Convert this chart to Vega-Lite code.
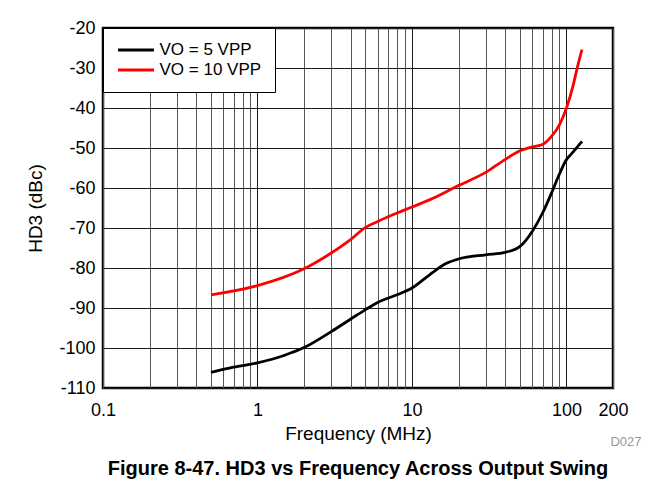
{
  "$schema": "https://vega.github.io/schema/vega-lite/v6.json",
  "width": 510,
  "height": 360,
  "autosize": {"type": "none"},
  "padding": {"left": 103, "top": 28, "right": 51, "bottom": 93},
  "background": "white",
  "title": {
    "text": "Figure 8-47. HD3 vs Frequency Across Output Swing",
    "orient": "bottom",
    "anchor": "middle",
    "fontSize": 20,
    "fontWeight": "bold",
    "color": "black",
    "offset": 10
  },
  "config": {
    "font": "Liberation Sans",
    "view": {"stroke": "black", "strokeWidth": 2.5}
  },
  "resolve": {"axis": {"x": "independent", "y": "independent"}},
  "layer": [
    {
      "data": {
        "values": [
          {"f": 0.5, "hd3": -106.1, "series": "VO = 5 VPP"},
          {"f": 0.7, "hd3": -104.8, "series": "VO = 5 VPP"},
          {"f": 1, "hd3": -103.7, "series": "VO = 5 VPP"},
          {"f": 1.5, "hd3": -101.8, "series": "VO = 5 VPP"},
          {"f": 2, "hd3": -99.9, "series": "VO = 5 VPP"},
          {"f": 3, "hd3": -95.9, "series": "VO = 5 VPP"},
          {"f": 4, "hd3": -92.8, "series": "VO = 5 VPP"},
          {"f": 5, "hd3": -90.4, "series": "VO = 5 VPP"},
          {"f": 6, "hd3": -88.6, "series": "VO = 5 VPP"},
          {"f": 8, "hd3": -86.7, "series": "VO = 5 VPP"},
          {"f": 10, "hd3": -85.0, "series": "VO = 5 VPP"},
          {"f": 13, "hd3": -81.7, "series": "VO = 5 VPP"},
          {"f": 16.6, "hd3": -78.9, "series": "VO = 5 VPP"},
          {"f": 20, "hd3": -77.75, "series": "VO = 5 VPP"},
          {"f": 30, "hd3": -76.7, "series": "VO = 5 VPP"},
          {"f": 40, "hd3": -76.1, "series": "VO = 5 VPP"},
          {"f": 50, "hd3": -74.6, "series": "VO = 5 VPP"},
          {"f": 60, "hd3": -70.85, "series": "VO = 5 VPP"},
          {"f": 70, "hd3": -66.25, "series": "VO = 5 VPP"},
          {"f": 80, "hd3": -61.25, "series": "VO = 5 VPP"},
          {"f": 90, "hd3": -56.5, "series": "VO = 5 VPP"},
          {"f": 100, "hd3": -52.9, "series": "VO = 5 VPP"},
          {"f": 107, "hd3": -51.6, "series": "VO = 5 VPP"},
          {"f": 126, "hd3": -48.35, "series": "VO = 5 VPP"},
          {"f": 0.5, "hd3": -86.7, "series": "VO = 10 VPP"},
          {"f": 1, "hd3": -84.4, "series": "VO = 10 VPP"},
          {"f": 2, "hd3": -80.2, "series": "VO = 10 VPP"},
          {"f": 3, "hd3": -76.25, "series": "VO = 10 VPP"},
          {"f": 4, "hd3": -72.9, "series": "VO = 10 VPP"},
          {"f": 5, "hd3": -69.85, "series": "VO = 10 VPP"},
          {"f": 6, "hd3": -68.35, "series": "VO = 10 VPP"},
          {"f": 8, "hd3": -66.25, "series": "VO = 10 VPP"},
          {"f": 10, "hd3": -64.75, "series": "VO = 10 VPP"},
          {"f": 14.4, "hd3": -62.2, "series": "VO = 10 VPP"},
          {"f": 20, "hd3": -59.4, "series": "VO = 10 VPP"},
          {"f": 30, "hd3": -56.1, "series": "VO = 10 VPP"},
          {"f": 40, "hd3": -52.9, "series": "VO = 10 VPP"},
          {"f": 50, "hd3": -50.7, "series": "VO = 10 VPP"},
          {"f": 60, "hd3": -49.7, "series": "VO = 10 VPP"},
          {"f": 70, "hd3": -49.1, "series": "VO = 10 VPP"},
          {"f": 80, "hd3": -47.1, "series": "VO = 10 VPP"},
          {"f": 90, "hd3": -44.2, "series": "VO = 10 VPP"},
          {"f": 100, "hd3": -40.0, "series": "VO = 10 VPP"},
          {"f": 110, "hd3": -34.6, "series": "VO = 10 VPP"},
          {"f": 118, "hd3": -29.6, "series": "VO = 10 VPP"},
          {"f": 126, "hd3": -25.4, "series": "VO = 10 VPP"}
        ]
      },
      "mark": {"type": "line", "interpolate": "monotone", "strokeWidth": 2.8},
      "encoding": {
        "x": {
          "field": "f",
          "type": "quantitative",
          "scale": {"type": "log", "domain": [0.1, 200], "nice": false},
          "axis": {
            "title": "Frequency (MHz)",
            "titleFontSize": 19,
            "titleFontWeight": "normal",
            "titleColor": "black",
            "titlePadding": 5,
            "values": [0.1, 0.2, 0.3, 0.4, 0.5, 0.6, 0.7, 0.8, 0.9, 1, 2, 3, 4, 5, 6, 7, 8, 9, 10, 20, 30, 40, 50, 60, 70, 80, 90, 100, 200],
            "labelExpr": "indexof([0.1, 1, 10, 100, 200], datum.value) >= 0 ? toString(datum.value) : ''",
            "labelFontSize": 18,
            "labelColor": "black",
            "labelFlush": false,
            "labelOverlap": false,
            "labelPadding": 13,
            "ticks": false,
            "tickSize": 0,
            "domain": false,
            "grid": true,
            "gridColor": {"condition": {"test": "indexof([1, 10, 100], datum.value) >= 0", "value": "#1a1a1a"}, "value": "#555555"},
            "gridWidth": 1,
            "gridOpacity": 1
          }
        },
        "y": {
          "field": "hd3",
          "type": "quantitative",
          "scale": {"domain": [-110, -20], "nice": false},
          "axis": {
            "title": "HD3 (dBc)",
            "titleFontSize": 19,
            "titleFontWeight": "normal",
            "titleColor": "black",
            "titlePadding": 13,
            "values": [-110, -100, -90, -80, -70, -60, -50, -40, -30, -20],
            "labelExpr": "toString(datum.value)",
            "labelFontSize": 18,
            "labelColor": "black",
            "labelFlush": false,
            "labelOverlap": false,
            "labelPadding": 8,
            "ticks": false,
            "tickSize": 0,
            "domain": false,
            "grid": true,
            "gridColor": "#1a1a1a",
            "gridWidth": 1,
            "gridOpacity": 1
          }
        },
        "color": {
          "field": "series",
          "type": "nominal",
          "scale": {"domain": ["VO = 5 VPP", "VO = 10 VPP"], "range": ["black", "#ff0000"]},
          "legend": {
            "title": null,
            "orient": "top-left",
            "offset": 0,
            "strokeColor": "black",
            "fillColor": "white",
            "padding": 13.5,
            "labelFontSize": 17,
            "labelColor": "black",
            "labelOffset": 4,
            "symbolType": "stroke",
            "symbolSize": 1296,
            "symbolStrokeWidth": 3,
            "clipHeight": 17,
            "rowPadding": 2
          }
        }
      }
    },
    {
      "data": {"values": [{"t": "D027"}]},
      "mark": {"type": "text", "color": "#999999", "fontSize": 13, "align": "center", "baseline": "middle", "dx": 13, "dy": 54},
      "encoding": {
        "x": {"datum": 200, "type": "quantitative", "axis": null},
        "y": {"datum": -110, "type": "quantitative", "axis": null},
        "text": {"field": "t"}
      }
    }
  ]
}
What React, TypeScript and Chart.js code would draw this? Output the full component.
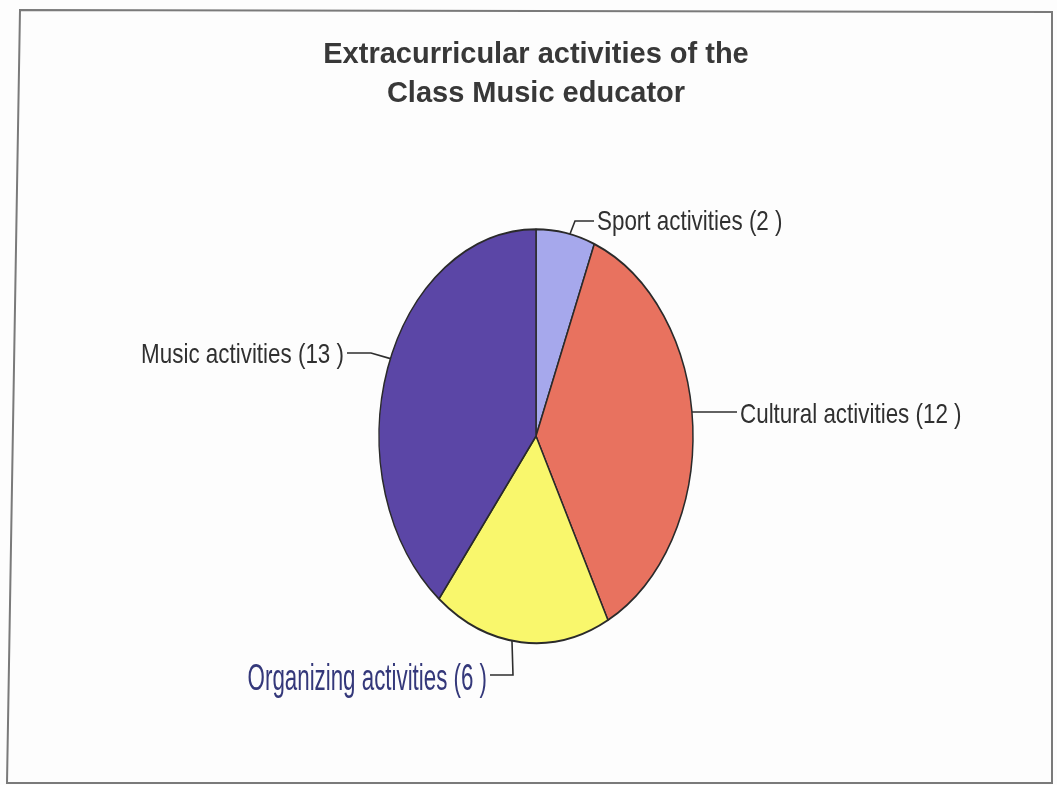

....................

_GIVEN INSTRUCTION:_ Quote the listing above in full, except for the pictures.

_CORRECT ANSWER:_
Convert this chart to Vega-Lite code.
{
  "$schema": "https://vega.github.io/schema/vega-lite/v6.json",
  "width": 510,
  "height": 360,
  "autosize": {"type": "none"},
  "padding": {"left": 103, "top": 28, "right": 51, "bottom": 93},
  "background": "white",
  "title": {
    "text": "Figure 8-47. HD3 vs Frequency Across Output Swing",
    "orient": "bottom",
    "anchor": "middle",
    "fontSize": 20,
    "fontWeight": "bold",
    "color": "black",
    "offset": 10
  },
  "config": {
    "font": "Liberation Sans",
    "view": {"stroke": "black", "strokeWidth": 2.5}
  },
  "resolve": {"axis": {"x": "independent", "y": "independent"}},
  "layer": [
    {
      "data": {
        "values": [
          {"f": 0.5, "hd3": -106.1, "series": "VO = 5 VPP"},
          {"f": 0.7, "hd3": -104.8, "series": "VO = 5 VPP"},
          {"f": 1, "hd3": -103.7, "series": "VO = 5 VPP"},
          {"f": 1.5, "hd3": -101.8, "series": "VO = 5 VPP"},
          {"f": 2, "hd3": -99.9, "series": "VO = 5 VPP"},
          {"f": 3, "hd3": -95.9, "series": "VO = 5 VPP"},
          {"f": 4, "hd3": -92.8, "series": "VO = 5 VPP"},
          {"f": 5, "hd3": -90.4, "series": "VO = 5 VPP"},
          {"f": 6, "hd3": -88.6, "series": "VO = 5 VPP"},
          {"f": 8, "hd3": -86.7, "series": "VO = 5 VPP"},
          {"f": 10, "hd3": -85.0, "series": "VO = 5 VPP"},
          {"f": 13, "hd3": -81.7, "series": "VO = 5 VPP"},
          {"f": 16.6, "hd3": -78.9, "series": "VO = 5 VPP"},
          {"f": 20, "hd3": -77.75, "series": "VO = 5 VPP"},
          {"f": 30, "hd3": -76.7, "series": "VO = 5 VPP"},
          {"f": 40, "hd3": -76.1, "series": "VO = 5 VPP"},
          {"f": 50, "hd3": -74.6, "series": "VO = 5 VPP"},
          {"f": 60, "hd3": -70.85, "series": "VO = 5 VPP"},
          {"f": 70, "hd3": -66.25, "series": "VO = 5 VPP"},
          {"f": 80, "hd3": -61.25, "series": "VO = 5 VPP"},
          {"f": 90, "hd3": -56.5, "series": "VO = 5 VPP"},
          {"f": 100, "hd3": -52.9, "series": "VO = 5 VPP"},
          {"f": 107, "hd3": -51.6, "series": "VO = 5 VPP"},
          {"f": 126, "hd3": -48.35, "series": "VO = 5 VPP"},
          {"f": 0.5, "hd3": -86.7, "series": "VO = 10 VPP"},
          {"f": 1, "hd3": -84.4, "series": "VO = 10 VPP"},
          {"f": 2, "hd3": -80.2, "series": "VO = 10 VPP"},
          {"f": 3, "hd3": -76.25, "series": "VO = 10 VPP"},
          {"f": 4, "hd3": -72.9, "series": "VO = 10 VPP"},
          {"f": 5, "hd3": -69.85, "series": "VO = 10 VPP"},
          {"f": 6, "hd3": -68.35, "series": "VO = 10 VPP"},
          {"f": 8, "hd3": -66.25, "series": "VO = 10 VPP"},
          {"f": 10, "hd3": -64.75, "series": "VO = 10 VPP"},
          {"f": 14.4, "hd3": -62.2, "series": "VO = 10 VPP"},
          {"f": 20, "hd3": -59.4, "series": "VO = 10 VPP"},
          {"f": 30, "hd3": -56.1, "series": "VO = 10 VPP"},
          {"f": 40, "hd3": -52.9, "series": "VO = 10 VPP"},
          {"f": 50, "hd3": -50.7, "series": "VO = 10 VPP"},
          {"f": 60, "hd3": -49.7, "series": "VO = 10 VPP"},
          {"f": 70, "hd3": -49.1, "series": "VO = 10 VPP"},
          {"f": 80, "hd3": -47.1, "series": "VO = 10 VPP"},
          {"f": 90, "hd3": -44.2, "series": "VO = 10 VPP"},
          {"f": 100, "hd3": -40.0, "series": "VO = 10 VPP"},
          {"f": 110, "hd3": -34.6, "series": "VO = 10 VPP"},
          {"f": 118, "hd3": -29.6, "series": "VO = 10 VPP"},
          {"f": 126, "hd3": -25.4, "series": "VO = 10 VPP"}
        ]
      },
      "mark": {"type": "line", "interpolate": "monotone", "strokeWidth": 2.8},
      "encoding": {
        "x": {
          "field": "f",
          "type": "quantitative",
          "scale": {"type": "log", "domain": [0.1, 200], "nice": false},
          "axis": {
            "title": "Frequency (MHz)",
            "titleFontSize": 19,
            "titleFontWeight": "normal",
            "titleColor": "black",
            "titlePadding": 5,
            "values": [0.1, 0.2, 0.3, 0.4, 0.5, 0.6, 0.7, 0.8, 0.9, 1, 2, 3, 4, 5, 6, 7, 8, 9, 10, 20, 30, 40, 50, 60, 70, 80, 90, 100, 200],
            "labelExpr": "indexof([0.1, 1, 10, 100, 200], datum.value) >= 0 ? toString(datum.value) : ''",
            "labelFontSize": 18,
            "labelColor": "black",
            "labelFlush": false,
            "labelOverlap": false,
            "labelPadding": 13,
            "ticks": false,
            "tickSize": 0,
            "domain": false,
            "grid": true,
            "gridColor": {"condition": {"test": "indexof([1, 10, 100], datum.value) >= 0", "value": "#1a1a1a"}, "value": "#555555"},
            "gridWidth": 1,
            "gridOpacity": 1
          }
        },
        "y": {
          "field": "hd3",
          "type": "quantitative",
          "scale": {"domain": [-110, -20], "nice": false},
          "axis": {
            "title": "HD3 (dBc)",
            "titleFontSize": 19,
            "titleFontWeight": "normal",
            "titleColor": "black",
            "titlePadding": 13,
            "values": [-110, -100, -90, -80, -70, -60, -50, -40, -30, -20],
            "labelExpr": "toString(datum.value)",
            "labelFontSize": 18,
            "labelColor": "black",
            "labelFlush": false,
            "labelOverlap": false,
            "labelPadding": 8,
            "ticks": false,
            "tickSize": 0,
            "domain": false,
            "grid": true,
            "gridColor": "#1a1a1a",
            "gridWidth": 1,
            "gridOpacity": 1
          }
        },
        "color": {
          "field": "series",
          "type": "nominal",
          "scale": {"domain": ["VO = 5 VPP", "VO = 10 VPP"], "range": ["black", "#ff0000"]},
          "legend": {
            "title": null,
            "orient": "top-left",
            "offset": 0,
            "strokeColor": "black",
            "fillColor": "white",
            "padding": 13.5,
            "labelFontSize": 17,
            "labelColor": "black",
            "labelOffset": 4,
            "symbolType": "stroke",
            "symbolSize": 1296,
            "symbolStrokeWidth": 3,
            "clipHeight": 17,
            "rowPadding": 2
          }
        }
      }
    },
    {
      "data": {"values": [{"t": "D027"}]},
      "mark": {"type": "text", "color": "#999999", "fontSize": 13, "align": "center", "baseline": "middle", "dx": 13, "dy": 54},
      "encoding": {
        "x": {"datum": 200, "type": "quantitative", "axis": null},
        "y": {"datum": -110, "type": "quantitative", "axis": null},
        "text": {"field": "t"}
      }
    }
  ]
}
What React, TypeScript and Chart.js code would draw this? Output the full component.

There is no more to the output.